Geopolitical Fallout and Lasting Legacies of the 1965 War

Despite the official declaration of a ceasefire resulting in a strategic "standoff" between India and Pakistan, the 1965 conflict is widely interpreted as a significant strategic and political defeat for Pakistan. This assessment stems from Pakistan's failure to achieve its primary objectives: neither did it succeed in triggering a widespread insurgency within Kashmir, nor was it able to secure meaningful international support for its position on the Kashmir dispute. Internationally, the war was critically observed through the lens of the larger Cold War dynamics, leading to a profound geopolitical realignment in the subcontinent. Prior to the war, both India and Pakistan had relied heavily on the United States and the United Kingdom as their principal material allies, serving as major suppliers of military hardware and providers of foreign developmental aid.

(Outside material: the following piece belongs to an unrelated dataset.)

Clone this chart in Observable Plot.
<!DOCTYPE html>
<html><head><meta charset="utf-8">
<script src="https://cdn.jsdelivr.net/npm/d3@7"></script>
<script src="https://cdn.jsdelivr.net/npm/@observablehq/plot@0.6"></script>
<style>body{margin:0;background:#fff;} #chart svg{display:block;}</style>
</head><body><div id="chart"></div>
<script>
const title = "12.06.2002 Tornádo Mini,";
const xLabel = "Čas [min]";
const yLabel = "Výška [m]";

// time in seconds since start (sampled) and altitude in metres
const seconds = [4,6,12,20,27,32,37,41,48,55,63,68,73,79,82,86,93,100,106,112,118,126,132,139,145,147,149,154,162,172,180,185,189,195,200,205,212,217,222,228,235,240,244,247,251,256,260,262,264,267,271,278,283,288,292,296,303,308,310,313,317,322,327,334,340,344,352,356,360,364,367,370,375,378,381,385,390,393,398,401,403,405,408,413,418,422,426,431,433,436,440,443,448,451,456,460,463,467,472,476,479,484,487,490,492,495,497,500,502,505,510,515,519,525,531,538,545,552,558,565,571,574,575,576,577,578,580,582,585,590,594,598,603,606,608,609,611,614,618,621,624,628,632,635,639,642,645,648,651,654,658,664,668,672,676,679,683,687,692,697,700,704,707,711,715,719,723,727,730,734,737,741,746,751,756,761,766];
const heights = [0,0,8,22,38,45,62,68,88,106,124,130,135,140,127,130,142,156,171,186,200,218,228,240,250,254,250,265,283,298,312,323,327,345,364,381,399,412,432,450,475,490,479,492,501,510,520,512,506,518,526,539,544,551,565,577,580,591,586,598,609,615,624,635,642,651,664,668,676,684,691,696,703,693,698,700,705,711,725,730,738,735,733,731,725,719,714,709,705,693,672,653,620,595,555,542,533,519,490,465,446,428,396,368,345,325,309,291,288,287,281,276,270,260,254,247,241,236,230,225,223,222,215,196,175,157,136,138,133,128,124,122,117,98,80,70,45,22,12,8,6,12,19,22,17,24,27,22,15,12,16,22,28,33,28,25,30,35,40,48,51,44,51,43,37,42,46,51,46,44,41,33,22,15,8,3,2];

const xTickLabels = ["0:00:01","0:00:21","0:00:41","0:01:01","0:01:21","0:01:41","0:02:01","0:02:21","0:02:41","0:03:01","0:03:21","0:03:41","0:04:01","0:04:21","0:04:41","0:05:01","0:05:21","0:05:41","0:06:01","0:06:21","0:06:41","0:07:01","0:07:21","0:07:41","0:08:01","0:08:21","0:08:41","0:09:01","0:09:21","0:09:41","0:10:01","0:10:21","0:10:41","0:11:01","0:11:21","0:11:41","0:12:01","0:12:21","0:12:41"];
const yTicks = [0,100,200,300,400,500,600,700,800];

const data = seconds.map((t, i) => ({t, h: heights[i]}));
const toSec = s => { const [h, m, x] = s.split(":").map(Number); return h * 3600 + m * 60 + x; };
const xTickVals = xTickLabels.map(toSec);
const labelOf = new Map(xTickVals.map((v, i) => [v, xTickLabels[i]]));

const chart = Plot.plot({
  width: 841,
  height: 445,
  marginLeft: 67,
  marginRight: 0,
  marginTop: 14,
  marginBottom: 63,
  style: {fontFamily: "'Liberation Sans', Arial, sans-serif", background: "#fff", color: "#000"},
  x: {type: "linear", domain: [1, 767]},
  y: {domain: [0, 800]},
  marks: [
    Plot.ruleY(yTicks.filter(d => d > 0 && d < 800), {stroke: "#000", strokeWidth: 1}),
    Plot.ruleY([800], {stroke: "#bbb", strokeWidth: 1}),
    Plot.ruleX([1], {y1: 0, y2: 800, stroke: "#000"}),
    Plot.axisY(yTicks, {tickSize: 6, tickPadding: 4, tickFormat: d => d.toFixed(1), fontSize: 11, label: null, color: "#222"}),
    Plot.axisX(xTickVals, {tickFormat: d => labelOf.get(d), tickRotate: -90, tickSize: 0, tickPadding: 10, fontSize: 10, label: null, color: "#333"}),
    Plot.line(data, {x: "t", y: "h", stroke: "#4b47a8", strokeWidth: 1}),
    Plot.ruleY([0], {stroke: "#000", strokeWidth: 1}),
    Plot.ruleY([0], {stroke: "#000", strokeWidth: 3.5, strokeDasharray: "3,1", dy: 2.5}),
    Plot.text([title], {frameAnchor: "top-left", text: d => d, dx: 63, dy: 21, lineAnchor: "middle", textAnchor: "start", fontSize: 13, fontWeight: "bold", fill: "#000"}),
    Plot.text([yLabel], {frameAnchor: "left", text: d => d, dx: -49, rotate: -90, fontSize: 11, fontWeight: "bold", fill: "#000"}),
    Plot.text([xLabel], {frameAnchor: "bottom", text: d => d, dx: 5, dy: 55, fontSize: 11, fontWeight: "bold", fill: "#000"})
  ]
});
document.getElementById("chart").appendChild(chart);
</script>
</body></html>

However, during and immediately after the conflict, both nations experienced a deep sense of betrayal due to the perceived lack of robust support from these Western powers for their respective stances. This feeling was intensely amplified by the imposition of a joint American and British embargo on military aid to both warring sides, effectively cutting off crucial supplies. Consequently, India, which had maintained a non-aligned foreign policy but felt let down by the West, openly gravitated towards a closer strategic and military relationship with the Soviet Union. Similarly, Pakistan, facing diminished Western support, strengthened its ties with China, which emerged as a crucial strategic partner. The perceived neutrality or even negative stance of Western powers during the 1965 conflict, a sentiment further reinforced during the 1971 Bangladesh Liberation War, has cast a long shadow over relations between the West and the subcontinent. While there have been significant improvements in diplomatic and economic ties with the U.S. and Britain since the end of the Cold War, the events of 1965 generated a deep-seated distrust within both India and Pakistan towards these Western nations, a sentiment that, to a certain extent, persists to this day, shaping regional foreign policy considerations.

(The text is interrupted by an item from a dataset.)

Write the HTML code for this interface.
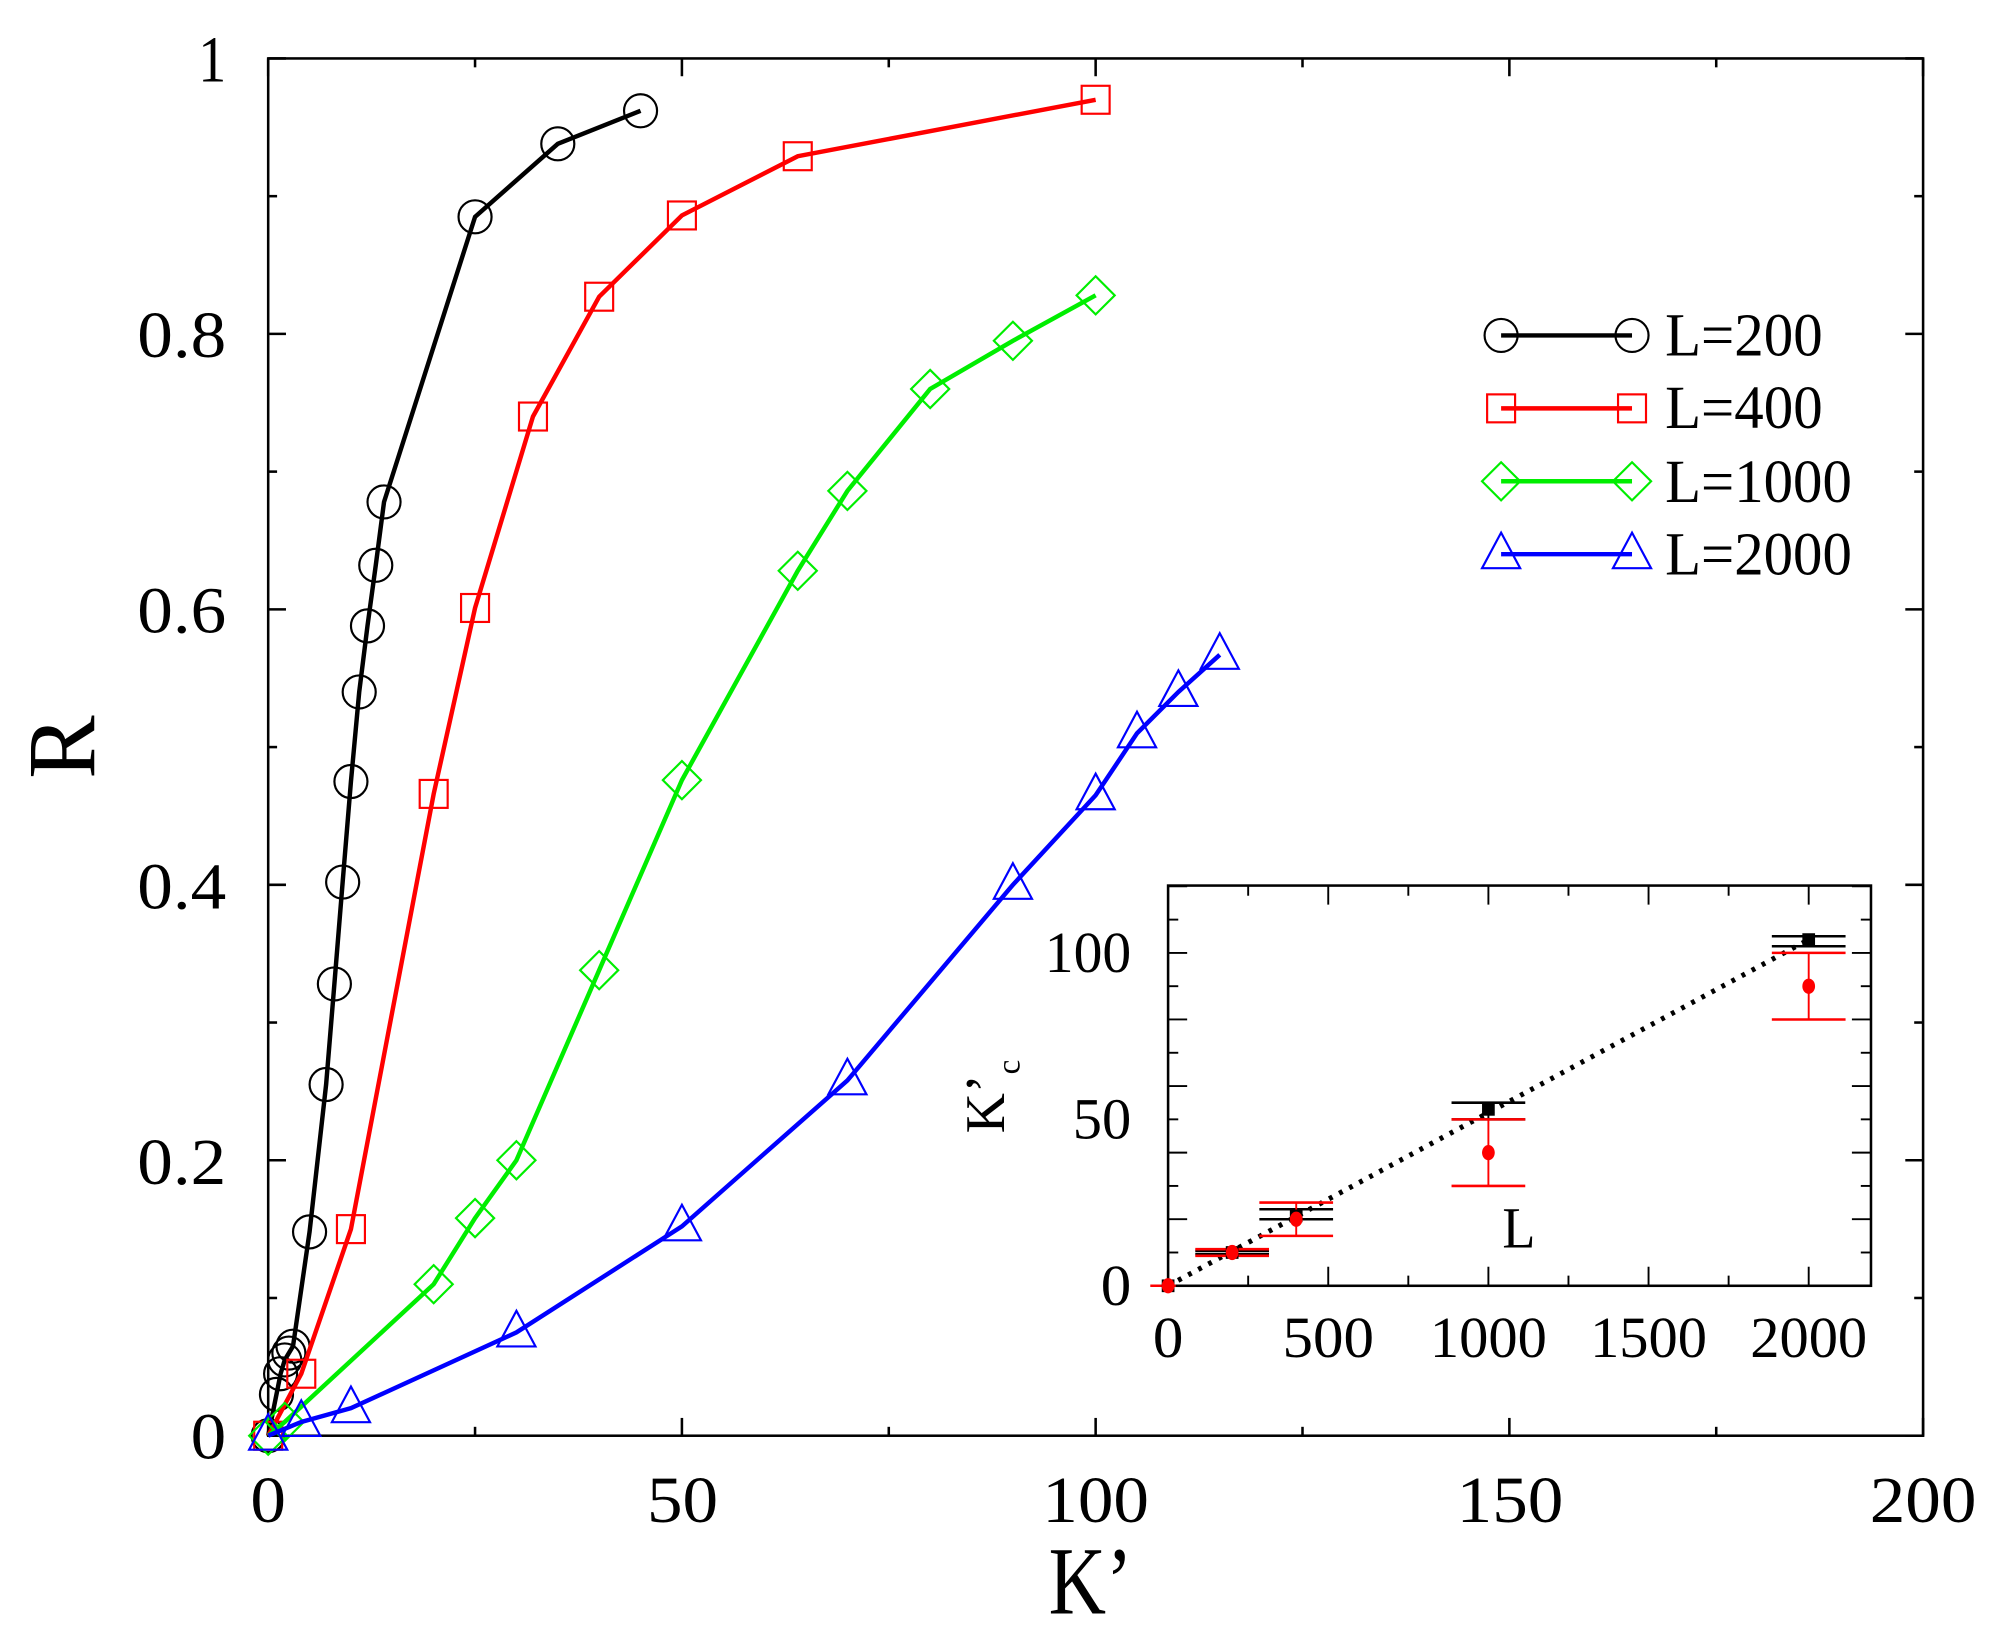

Frequently Asked Questions About Kashmir and the 1965 War

What is the historical significance of Kashmir?
Kashmir has been a melting pot of cultures and religions, serving as an important center for Hinduism, Buddhism, and later Islam. It fostered unique philosophical traditions like Kashmir Shaivism and was strategically important for various empires, including the Mughals and Sikhs, before becoming a princely state under British paramountcy and subsequently a disputed territory.
Which countries administer parts of Kashmir today?

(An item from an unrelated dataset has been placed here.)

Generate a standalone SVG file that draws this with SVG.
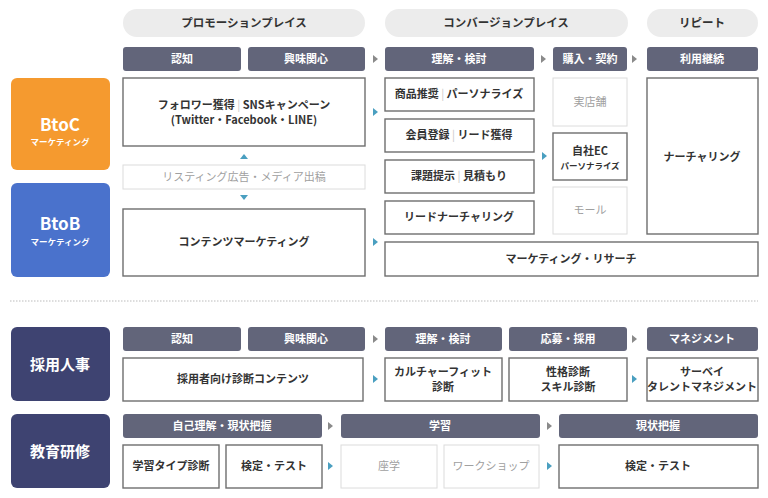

Today, the broader Kashmir region is administered by three countries: India (Jammu and Kashmir, Ladakh), Pakistan (Azad Kashmir, Gilgit-Baltistan), and China (Aksai Chin, Trans-Karakoram Tract).
What was Operation Gibraltar?
Operation Gibraltar was a Pakistani covert military plan launched in August 1965, aiming to infiltrate armed personnel into Indian-administered Jammu and Kashmir to instigate an insurgency against Indian rule and trigger a popular uprising. It ultimately failed to achieve its objectives and directly led to the 1965 Indo-Pakistani War.
How did the 1965 Indo-Pakistani War conclude?
The 1965 war ended after 17 days with a UN-mandated ceasefire (UNSC Resolution 211) following diplomatic interventions by the United States and the Soviet Union. This was followed by the Tashkent Declaration, which called for the mutual withdrawal of forces to pre-conflict positions.
What were the long-term geopolitical impacts of the 1965 war?
The 1965 war led to a significant geopolitical shift in the subcontinent. Both India and Pakistan felt abandoned by Western powers (US/UK) due to military aid embargoes. This prompted India to forge closer ties with the Soviet Union and Pakistan to strengthen its relationship with China, altering Cold War alliances in the region and fostering lingering distrust towards Western nations.